» Problem details:
Copy each line exactly. Drop every picture.

» Recorded information:

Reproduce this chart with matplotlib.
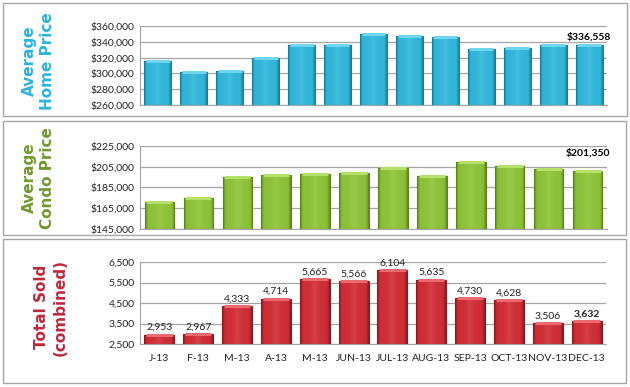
import numpy as np
import matplotlib.pyplot as plt
from matplotlib.colors import LinearSegmentedColormap
from matplotlib.patches import Rectangle
from matplotlib.ticker import FuncFormatter

home_price = [315300, 301400, 302600, 319500, 335500, 335500, 350000, 347300,
              345700, 330900, 331700, 336000, 336558]
condo_price = [171100, 175300, 195600, 197300, 198300, 198500, 203700, 196300,
               209200, 205300, 202400, 201350]
months = ["J-13", "F-13", "M-13", "A-13", "M-13", "JUN-13", "JUL-13", "AUG-13",
          "SEP-13", "OCT-13", "NOV-13", "DEC-13"]
total_sold = [2953, 2967, 4333, 4714, 5665, 5566, 6104, 5635, 4730, 4628, 3506, 3632]

FONT = "Lato"
W, H = 630, 387

fig = plt.figure(figsize=(W / 100, H / 100), dpi=100)
fig.patch.set_facecolor("white")


def box(x0, y0, x1, y1):
    # panel frame in pixel coords (y from top)
    r = Rectangle((x0 / W, 1 - y1 / H), (x1 - x0) / W, (y1 - y0) / H,
                  transform=fig.transFigure, fill=False, edgecolor="#a6a6a6",
                  linewidth=1.0)
    fig.add_artist(r)


def make_ax(x0, y0, x1, y1):
    return fig.add_axes([x0 / W, 1 - y1 / H, (x1 - x0) / W, (y1 - y0) / H])


def grad_bars(ax, values, base, cols, width):
    cmap = LinearSegmentedColormap.from_list("g", cols)
    grad = np.concatenate([np.linspace(0, 1, 50), np.linspace(1, 0, 50)])
    grad = np.tile(np.clip(grad * 4, 0, 1) * 0.5 + grad * 0.25, (2, 1))
    bars = ax.bar(range(len(values)), np.array(values) - base, bottom=base,
                  width=width, color="none", edgecolor=cols[0], linewidth=0.8,
                  zorder=3)
    for b in bars:
        x, y = b.get_x(), b.get_y()
        w, h = b.get_width(), b.get_height()
        im = ax.imshow(grad, cmap=cmap, aspect="auto", extent=(x, x + w, y, y + h),
                       zorder=2, interpolation="bicubic", vmin=0, vmax=1)
        im.set_clip_path(b)
        # light bevel at the top
        ax.plot([x + w * 0.06, x + w * 0.94], [y + h, y + h], color=cols[-1],
                linewidth=2.2, zorder=4, solid_capstyle="butt")
    return bars


def style(ax, ylim, step, fmt, n):
    ax.set_xlim(-0.5, n - 0.5)
    ax.set_ylim(*ylim)
    ax.set_yticks(np.arange(ylim[0], ylim[1] + 1, step))
    ax.yaxis.set_major_formatter(FuncFormatter(fmt))
    ax.grid(axis="y", color="#a6a6a6", linewidth=0.9, zorder=0)
    ax.set_axisbelow(True)
    for s in ["top", "right"]:
        ax.spines[s].set_visible(False)
    ax.spines["left"].set_color("#a6a6a6")
    ax.spines["bottom"].set_color("#a6a6a6")
    ax.tick_params(axis="y", length=0, pad=4, labelsize=7.5, labelcolor="#222222")
    for t in ax.get_yticklabels():
        t.set_family(FONT)


dollars = lambda v, p: f"${v:,.0f}"
plain = lambda v, p: f"{v:,.0f}"

# panels
box(3, 3, 627, 116)
box(3, 121, 626, 235)
box(3, 239, 626, 383)

# home price
ax1 = make_ax(140, 26, 607, 105)
grad_bars(ax1, home_price, 260000, ["#1a7e9c", "#2eadd2", "#34b6da", "#6fd6f0"], 0.75)
style(ax1, (260000, 360000), 20000, dollars, len(home_price))
ax1.set_xticks([])
ax1.text(len(home_price) - 1, home_price[-1] + 3500, f"${home_price[-1]:,}",
         ha="center", va="bottom", fontsize=7.5, fontweight="bold", family=FONT)

# condo price
ax2 = make_ax(140, 146, 607, 229)
grad_bars(ax2, condo_price, 145000, ["#5c8418", "#86b934", "#8fc23c", "#b5e06a"], 0.76)
style(ax2, (145000, 225000), 20000, dollars, len(condo_price))
ax2.set_xticks([])
ax2.text(len(condo_price) - 1, condo_price[-1] + 12000, f"${condo_price[-1]:,}",
         ha="center", va="bottom", fontsize=7.5, fontweight="bold", family=FONT)

# total sold
ax3 = make_ax(140, 262, 606, 344)
grad_bars(ax3, total_sold, 2500, ["#8a1a20", "#c52a32", "#cf3038", "#ec6a70"], 0.77)
style(ax3, (2500, 6500), 1000, plain, len(total_sold))
ax3.set_xticks(range(len(months)))
ax3.set_xticklabels(months, family=FONT, fontsize=7.5, color="#222222")
ax3.tick_params(axis="x", length=0, pad=7)
for i, v in enumerate(total_sold):
    last = i == len(total_sold) - 1
    ax3.text(i, v + 130, f"{v:,}", ha="center", va="bottom", fontsize=7.5,
             family=FONT, color="#222222",
             fontweight="bold" if last else "normal")

# side labels
lab = dict(rotation=90, ha="center", va="center", multialignment="center",
           fontsize=11, fontweight="bold", family="DejaVu Sans", linespacing=1.25)
fig.text(38 / W, 1 - 61 / H, "Average\nHome Price", color="#2cb3e0", **lab)
fig.text(38 / W, 1 - 178 / H, "Average\nCondo Price", color="#6f9a2e", **lab)
fig.text(51 / W, 1 - 307 / H, "Total Sold\n(combined)", color="#c0283a", **lab)

fig.savefig("out.png", dpi=100, facecolor="white")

» Complete answer:
Reproduce this chart with matplotlib.
import numpy as np
import matplotlib.pyplot as plt
from matplotlib.colors import LinearSegmentedColormap
from matplotlib.patches import Rectangle
from matplotlib.ticker import FuncFormatter

home_price = [315300, 301400, 302600, 319500, 335500, 335500, 350000, 347300,
              345700, 330900, 331700, 336000, 336558]
condo_price = [171100, 175300, 195600, 197300, 198300, 198500, 203700, 196300,
               209200, 205300, 202400, 201350]
months = ["J-13", "F-13", "M-13", "A-13", "M-13", "JUN-13", "JUL-13", "AUG-13",
          "SEP-13", "OCT-13", "NOV-13", "DEC-13"]
total_sold = [2953, 2967, 4333, 4714, 5665, 5566, 6104, 5635, 4730, 4628, 3506, 3632]

FONT = "Lato"
W, H = 630, 387

fig = plt.figure(figsize=(W / 100, H / 100), dpi=100)
fig.patch.set_facecolor("white")


def box(x0, y0, x1, y1):
    # panel frame in pixel coords (y from top)
    r = Rectangle((x0 / W, 1 - y1 / H), (x1 - x0) / W, (y1 - y0) / H,
                  transform=fig.transFigure, fill=False, edgecolor="#a6a6a6",
                  linewidth=1.0)
    fig.add_artist(r)


def make_ax(x0, y0, x1, y1):
    return fig.add_axes([x0 / W, 1 - y1 / H, (x1 - x0) / W, (y1 - y0) / H])


def grad_bars(ax, values, base, cols, width):
    cmap = LinearSegmentedColormap.from_list("g", cols)
    grad = np.concatenate([np.linspace(0, 1, 50), np.linspace(1, 0, 50)])
    grad = np.tile(np.clip(grad * 4, 0, 1) * 0.5 + grad * 0.25, (2, 1))
    bars = ax.bar(range(len(values)), np.array(values) - base, bottom=base,
                  width=width, color="none", edgecolor=cols[0], linewidth=0.8,
                  zorder=3)
    for b in bars:
        x, y = b.get_x(), b.get_y()
        w, h = b.get_width(), b.get_height()
        im = ax.imshow(grad, cmap=cmap, aspect="auto", extent=(x, x + w, y, y + h),
                       zorder=2, interpolation="bicubic", vmin=0, vmax=1)
        im.set_clip_path(b)
        # light bevel at the top
        ax.plot([x + w * 0.06, x + w * 0.94], [y + h, y + h], color=cols[-1],
                linewidth=2.2, zorder=4, solid_capstyle="butt")
    return bars


def style(ax, ylim, step, fmt, n):
    ax.set_xlim(-0.5, n - 0.5)
    ax.set_ylim(*ylim)
    ax.set_yticks(np.arange(ylim[0], ylim[1] + 1, step))
    ax.yaxis.set_major_formatter(FuncFormatter(fmt))
    ax.grid(axis="y", color="#a6a6a6", linewidth=0.9, zorder=0)
    ax.set_axisbelow(True)
    for s in ["top", "right"]:
        ax.spines[s].set_visible(False)
    ax.spines["left"].set_color("#a6a6a6")
    ax.spines["bottom"].set_color("#a6a6a6")
    ax.tick_params(axis="y", length=0, pad=4, labelsize=7.5, labelcolor="#222222")
    for t in ax.get_yticklabels():
        t.set_family(FONT)


dollars = lambda v, p: f"${v:,.0f}"
plain = lambda v, p: f"{v:,.0f}"

# panels
box(3, 3, 627, 116)
box(3, 121, 626, 235)
box(3, 239, 626, 383)

# home price
ax1 = make_ax(140, 26, 607, 105)
grad_bars(ax1, home_price, 260000, ["#1a7e9c", "#2eadd2", "#34b6da", "#6fd6f0"], 0.75)
style(ax1, (260000, 360000), 20000, dollars, len(home_price))
ax1.set_xticks([])
ax1.text(len(home_price) - 1, home_price[-1] + 3500, f"${home_price[-1]:,}",
         ha="center", va="bottom", fontsize=7.5, fontweight="bold", family=FONT)

# condo price
ax2 = make_ax(140, 146, 607, 229)
grad_bars(ax2, condo_price, 145000, ["#5c8418", "#86b934", "#8fc23c", "#b5e06a"], 0.76)
style(ax2, (145000, 225000), 20000, dollars, len(condo_price))
ax2.set_xticks([])
ax2.text(len(condo_price) - 1, condo_price[-1] + 12000, f"${condo_price[-1]:,}",
         ha="center", va="bottom", fontsize=7.5, fontweight="bold", family=FONT)

# total sold
ax3 = make_ax(140, 262, 606, 344)
grad_bars(ax3, total_sold, 2500, ["#8a1a20", "#c52a32", "#cf3038", "#ec6a70"], 0.77)
style(ax3, (2500, 6500), 1000, plain, len(total_sold))
ax3.set_xticks(range(len(months)))
ax3.set_xticklabels(months, family=FONT, fontsize=7.5, color="#222222")
ax3.tick_params(axis="x", length=0, pad=7)
for i, v in enumerate(total_sold):
    last = i == len(total_sold) - 1
    ax3.text(i, v + 130, f"{v:,}", ha="center", va="bottom", fontsize=7.5,
             family=FONT, color="#222222",
             fontweight="bold" if last else "normal")

# side labels
lab = dict(rotation=90, ha="center", va="center", multialignment="center",
           fontsize=11, fontweight="bold", family="DejaVu Sans", linespacing=1.25)
fig.text(38 / W, 1 - 61 / H, "Average\nHome Price", color="#2cb3e0", **lab)
fig.text(38 / W, 1 - 178 / H, "Average\nCondo Price", color="#6f9a2e", **lab)
fig.text(51 / W, 1 - 307 / H, "Total Sold\n(combined)", color="#c0283a", **lab)

fig.savefig("out.png", dpi=100, facecolor="white")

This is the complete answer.